▶ STATED GOAL
Copy all the material that follows, keeping every character the same.

▶ DATA SECTION
----

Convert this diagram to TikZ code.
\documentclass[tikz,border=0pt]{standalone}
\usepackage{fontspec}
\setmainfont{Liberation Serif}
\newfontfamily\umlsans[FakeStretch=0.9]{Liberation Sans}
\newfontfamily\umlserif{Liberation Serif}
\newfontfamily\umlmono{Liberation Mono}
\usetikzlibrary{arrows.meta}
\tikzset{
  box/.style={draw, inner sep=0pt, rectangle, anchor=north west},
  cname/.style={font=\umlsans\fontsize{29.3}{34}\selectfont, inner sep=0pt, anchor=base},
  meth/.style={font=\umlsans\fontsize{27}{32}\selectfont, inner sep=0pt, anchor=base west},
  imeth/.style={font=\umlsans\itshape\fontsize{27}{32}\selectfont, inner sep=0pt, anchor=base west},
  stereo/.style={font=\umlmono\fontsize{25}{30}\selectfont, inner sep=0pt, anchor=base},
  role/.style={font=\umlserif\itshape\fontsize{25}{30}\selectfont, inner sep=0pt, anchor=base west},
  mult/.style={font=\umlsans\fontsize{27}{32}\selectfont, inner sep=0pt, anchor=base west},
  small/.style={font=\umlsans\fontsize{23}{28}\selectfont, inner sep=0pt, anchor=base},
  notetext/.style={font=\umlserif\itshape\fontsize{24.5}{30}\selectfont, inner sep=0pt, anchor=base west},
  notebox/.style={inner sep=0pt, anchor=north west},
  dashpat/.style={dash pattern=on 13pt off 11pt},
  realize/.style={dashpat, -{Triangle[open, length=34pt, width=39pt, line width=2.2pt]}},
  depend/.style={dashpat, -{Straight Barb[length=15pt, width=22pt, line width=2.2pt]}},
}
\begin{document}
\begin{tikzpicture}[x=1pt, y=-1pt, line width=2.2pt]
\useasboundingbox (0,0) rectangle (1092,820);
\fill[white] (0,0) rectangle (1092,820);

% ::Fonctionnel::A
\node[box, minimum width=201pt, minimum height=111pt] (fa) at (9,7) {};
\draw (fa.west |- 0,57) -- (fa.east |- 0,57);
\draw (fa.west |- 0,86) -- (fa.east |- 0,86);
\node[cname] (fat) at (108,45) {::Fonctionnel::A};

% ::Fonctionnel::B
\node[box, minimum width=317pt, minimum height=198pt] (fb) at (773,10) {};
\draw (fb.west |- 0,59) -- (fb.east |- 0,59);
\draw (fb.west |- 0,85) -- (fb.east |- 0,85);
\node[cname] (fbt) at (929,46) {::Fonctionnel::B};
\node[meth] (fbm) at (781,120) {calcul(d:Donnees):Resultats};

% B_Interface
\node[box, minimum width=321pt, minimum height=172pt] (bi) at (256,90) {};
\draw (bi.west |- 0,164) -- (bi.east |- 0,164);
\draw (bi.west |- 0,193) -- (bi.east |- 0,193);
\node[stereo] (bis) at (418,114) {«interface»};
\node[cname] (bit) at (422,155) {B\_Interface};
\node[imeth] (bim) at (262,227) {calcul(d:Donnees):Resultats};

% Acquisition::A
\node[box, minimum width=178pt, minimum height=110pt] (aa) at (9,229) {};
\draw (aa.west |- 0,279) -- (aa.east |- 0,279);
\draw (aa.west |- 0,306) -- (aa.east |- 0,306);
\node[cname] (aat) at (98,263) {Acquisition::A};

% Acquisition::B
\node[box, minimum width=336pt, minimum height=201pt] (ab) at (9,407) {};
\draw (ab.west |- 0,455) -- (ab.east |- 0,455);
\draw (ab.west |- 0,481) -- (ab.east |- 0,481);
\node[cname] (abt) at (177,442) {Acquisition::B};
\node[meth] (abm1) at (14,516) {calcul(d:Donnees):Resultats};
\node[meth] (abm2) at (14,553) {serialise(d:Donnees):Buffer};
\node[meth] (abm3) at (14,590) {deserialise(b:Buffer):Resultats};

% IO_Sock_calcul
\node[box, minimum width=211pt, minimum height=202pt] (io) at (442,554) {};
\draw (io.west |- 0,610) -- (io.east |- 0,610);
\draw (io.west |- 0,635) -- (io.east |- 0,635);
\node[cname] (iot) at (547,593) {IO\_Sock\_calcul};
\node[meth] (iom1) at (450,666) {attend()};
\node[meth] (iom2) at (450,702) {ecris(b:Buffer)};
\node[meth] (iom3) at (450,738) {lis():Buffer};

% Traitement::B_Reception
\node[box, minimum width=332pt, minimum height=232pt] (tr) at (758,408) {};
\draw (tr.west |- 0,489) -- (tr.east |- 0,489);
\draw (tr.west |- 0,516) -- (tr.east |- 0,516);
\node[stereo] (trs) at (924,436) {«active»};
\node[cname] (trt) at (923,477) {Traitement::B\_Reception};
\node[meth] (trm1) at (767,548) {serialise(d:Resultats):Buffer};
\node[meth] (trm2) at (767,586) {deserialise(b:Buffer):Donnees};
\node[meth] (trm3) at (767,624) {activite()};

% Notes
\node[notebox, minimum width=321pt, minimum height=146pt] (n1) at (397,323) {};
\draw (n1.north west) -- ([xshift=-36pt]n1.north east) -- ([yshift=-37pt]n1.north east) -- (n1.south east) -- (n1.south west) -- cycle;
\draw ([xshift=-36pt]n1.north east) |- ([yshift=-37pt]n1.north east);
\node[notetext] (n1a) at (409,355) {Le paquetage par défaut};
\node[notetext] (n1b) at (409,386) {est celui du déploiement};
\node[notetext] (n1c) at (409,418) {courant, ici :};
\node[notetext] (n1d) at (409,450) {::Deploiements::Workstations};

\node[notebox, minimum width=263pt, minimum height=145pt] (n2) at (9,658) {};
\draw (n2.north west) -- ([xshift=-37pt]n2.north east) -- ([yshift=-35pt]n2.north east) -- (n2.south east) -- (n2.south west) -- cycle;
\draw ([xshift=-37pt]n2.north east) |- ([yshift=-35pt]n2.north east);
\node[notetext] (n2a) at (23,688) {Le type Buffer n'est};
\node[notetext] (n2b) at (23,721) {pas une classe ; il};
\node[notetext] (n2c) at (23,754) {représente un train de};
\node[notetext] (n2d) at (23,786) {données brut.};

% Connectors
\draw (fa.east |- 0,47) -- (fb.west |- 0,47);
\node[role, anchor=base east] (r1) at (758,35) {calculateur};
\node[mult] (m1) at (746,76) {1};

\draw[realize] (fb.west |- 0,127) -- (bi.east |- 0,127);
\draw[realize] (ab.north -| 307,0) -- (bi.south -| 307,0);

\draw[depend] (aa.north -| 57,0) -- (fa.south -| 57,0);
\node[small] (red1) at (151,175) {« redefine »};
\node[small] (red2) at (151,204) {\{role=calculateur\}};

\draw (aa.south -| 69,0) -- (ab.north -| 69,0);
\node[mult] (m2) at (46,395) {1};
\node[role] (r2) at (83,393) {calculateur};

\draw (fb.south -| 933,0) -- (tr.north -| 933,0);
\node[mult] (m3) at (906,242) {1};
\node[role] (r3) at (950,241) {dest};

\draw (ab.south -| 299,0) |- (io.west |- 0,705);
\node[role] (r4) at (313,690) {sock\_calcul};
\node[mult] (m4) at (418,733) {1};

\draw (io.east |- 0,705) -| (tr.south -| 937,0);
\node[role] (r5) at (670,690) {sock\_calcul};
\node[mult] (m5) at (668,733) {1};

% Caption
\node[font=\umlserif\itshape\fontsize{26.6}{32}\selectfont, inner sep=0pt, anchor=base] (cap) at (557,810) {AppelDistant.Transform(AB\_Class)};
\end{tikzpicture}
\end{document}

----

▶ OUTPUT OF THE TASK
Convert this diagram to TikZ code.
\documentclass[tikz,border=0pt]{standalone}
\usepackage{fontspec}
\setmainfont{Liberation Serif}
\newfontfamily\umlsans[FakeStretch=0.9]{Liberation Sans}
\newfontfamily\umlserif{Liberation Serif}
\newfontfamily\umlmono{Liberation Mono}
\usetikzlibrary{arrows.meta}
\tikzset{
  box/.style={draw, inner sep=0pt, rectangle, anchor=north west},
  cname/.style={font=\umlsans\fontsize{29.3}{34}\selectfont, inner sep=0pt, anchor=base},
  meth/.style={font=\umlsans\fontsize{27}{32}\selectfont, inner sep=0pt, anchor=base west},
  imeth/.style={font=\umlsans\itshape\fontsize{27}{32}\selectfont, inner sep=0pt, anchor=base west},
  stereo/.style={font=\umlmono\fontsize{25}{30}\selectfont, inner sep=0pt, anchor=base},
  role/.style={font=\umlserif\itshape\fontsize{25}{30}\selectfont, inner sep=0pt, anchor=base west},
  mult/.style={font=\umlsans\fontsize{27}{32}\selectfont, inner sep=0pt, anchor=base west},
  small/.style={font=\umlsans\fontsize{23}{28}\selectfont, inner sep=0pt, anchor=base},
  notetext/.style={font=\umlserif\itshape\fontsize{24.5}{30}\selectfont, inner sep=0pt, anchor=base west},
  notebox/.style={inner sep=0pt, anchor=north west},
  dashpat/.style={dash pattern=on 13pt off 11pt},
  realize/.style={dashpat, -{Triangle[open, length=34pt, width=39pt, line width=2.2pt]}},
  depend/.style={dashpat, -{Straight Barb[length=15pt, width=22pt, line width=2.2pt]}},
}
\begin{document}
\begin{tikzpicture}[x=1pt, y=-1pt, line width=2.2pt]
\useasboundingbox (0,0) rectangle (1092,820);
\fill[white] (0,0) rectangle (1092,820);

% ::Fonctionnel::A
\node[box, minimum width=201pt, minimum height=111pt] (fa) at (9,7) {};
\draw (fa.west |- 0,57) -- (fa.east |- 0,57);
\draw (fa.west |- 0,86) -- (fa.east |- 0,86);
\node[cname] (fat) at (108,45) {::Fonctionnel::A};

% ::Fonctionnel::B
\node[box, minimum width=317pt, minimum height=198pt] (fb) at (773,10) {};
\draw (fb.west |- 0,59) -- (fb.east |- 0,59);
\draw (fb.west |- 0,85) -- (fb.east |- 0,85);
\node[cname] (fbt) at (929,46) {::Fonctionnel::B};
\node[meth] (fbm) at (781,120) {calcul(d:Donnees):Resultats};

% B_Interface
\node[box, minimum width=321pt, minimum height=172pt] (bi) at (256,90) {};
\draw (bi.west |- 0,164) -- (bi.east |- 0,164);
\draw (bi.west |- 0,193) -- (bi.east |- 0,193);
\node[stereo] (bis) at (418,114) {«interface»};
\node[cname] (bit) at (422,155) {B\_Interface};
\node[imeth] (bim) at (262,227) {calcul(d:Donnees):Resultats};

% Acquisition::A
\node[box, minimum width=178pt, minimum height=110pt] (aa) at (9,229) {};
\draw (aa.west |- 0,279) -- (aa.east |- 0,279);
\draw (aa.west |- 0,306) -- (aa.east |- 0,306);
\node[cname] (aat) at (98,263) {Acquisition::A};

% Acquisition::B
\node[box, minimum width=336pt, minimum height=201pt] (ab) at (9,407) {};
\draw (ab.west |- 0,455) -- (ab.east |- 0,455);
\draw (ab.west |- 0,481) -- (ab.east |- 0,481);
\node[cname] (abt) at (177,442) {Acquisition::B};
\node[meth] (abm1) at (14,516) {calcul(d:Donnees):Resultats};
\node[meth] (abm2) at (14,553) {serialise(d:Donnees):Buffer};
\node[meth] (abm3) at (14,590) {deserialise(b:Buffer):Resultats};

% IO_Sock_calcul
\node[box, minimum width=211pt, minimum height=202pt] (io) at (442,554) {};
\draw (io.west |- 0,610) -- (io.east |- 0,610);
\draw (io.west |- 0,635) -- (io.east |- 0,635);
\node[cname] (iot) at (547,593) {IO\_Sock\_calcul};
\node[meth] (iom1) at (450,666) {attend()};
\node[meth] (iom2) at (450,702) {ecris(b:Buffer)};
\node[meth] (iom3) at (450,738) {lis():Buffer};

% Traitement::B_Reception
\node[box, minimum width=332pt, minimum height=232pt] (tr) at (758,408) {};
\draw (tr.west |- 0,489) -- (tr.east |- 0,489);
\draw (tr.west |- 0,516) -- (tr.east |- 0,516);
\node[stereo] (trs) at (924,436) {«active»};
\node[cname] (trt) at (923,477) {Traitement::B\_Reception};
\node[meth] (trm1) at (767,548) {serialise(d:Resultats):Buffer};
\node[meth] (trm2) at (767,586) {deserialise(b:Buffer):Donnees};
\node[meth] (trm3) at (767,624) {activite()};

% Notes
\node[notebox, minimum width=321pt, minimum height=146pt] (n1) at (397,323) {};
\draw (n1.north west) -- ([xshift=-36pt]n1.north east) -- ([yshift=-37pt]n1.north east) -- (n1.south east) -- (n1.south west) -- cycle;
\draw ([xshift=-36pt]n1.north east) |- ([yshift=-37pt]n1.north east);
\node[notetext] (n1a) at (409,355) {Le paquetage par défaut};
\node[notetext] (n1b) at (409,386) {est celui du déploiement};
\node[notetext] (n1c) at (409,418) {courant, ici :};
\node[notetext] (n1d) at (409,450) {::Deploiements::Workstations};

\node[notebox, minimum width=263pt, minimum height=145pt] (n2) at (9,658) {};
\draw (n2.north west) -- ([xshift=-37pt]n2.north east) -- ([yshift=-35pt]n2.north east) -- (n2.south east) -- (n2.south west) -- cycle;
\draw ([xshift=-37pt]n2.north east) |- ([yshift=-35pt]n2.north east);
\node[notetext] (n2a) at (23,688) {Le type Buffer n'est};
\node[notetext] (n2b) at (23,721) {pas une classe ; il};
\node[notetext] (n2c) at (23,754) {représente un train de};
\node[notetext] (n2d) at (23,786) {données brut.};

% Connectors
\draw (fa.east |- 0,47) -- (fb.west |- 0,47);
\node[role, anchor=base east] (r1) at (758,35) {calculateur};
\node[mult] (m1) at (746,76) {1};

\draw[realize] (fb.west |- 0,127) -- (bi.east |- 0,127);
\draw[realize] (ab.north -| 307,0) -- (bi.south -| 307,0);

\draw[depend] (aa.north -| 57,0) -- (fa.south -| 57,0);
\node[small] (red1) at (151,175) {« redefine »};
\node[small] (red2) at (151,204) {\{role=calculateur\}};

\draw (aa.south -| 69,0) -- (ab.north -| 69,0);
\node[mult] (m2) at (46,395) {1};
\node[role] (r2) at (83,393) {calculateur};

\draw (fb.south -| 933,0) -- (tr.north -| 933,0);
\node[mult] (m3) at (906,242) {1};
\node[role] (r3) at (950,241) {dest};

\draw (ab.south -| 299,0) |- (io.west |- 0,705);
\node[role] (r4) at (313,690) {sock\_calcul};
\node[mult] (m4) at (418,733) {1};

\draw (io.east |- 0,705) -| (tr.south -| 937,0);
\node[role] (r5) at (670,690) {sock\_calcul};
\node[mult] (m5) at (668,733) {1};

% Caption
\node[font=\umlserif\itshape\fontsize{26.6}{32}\selectfont, inner sep=0pt, anchor=base] (cap) at (557,810) {AppelDistant.Transform(AB\_Class)};
\end{tikzpicture}
\end{document}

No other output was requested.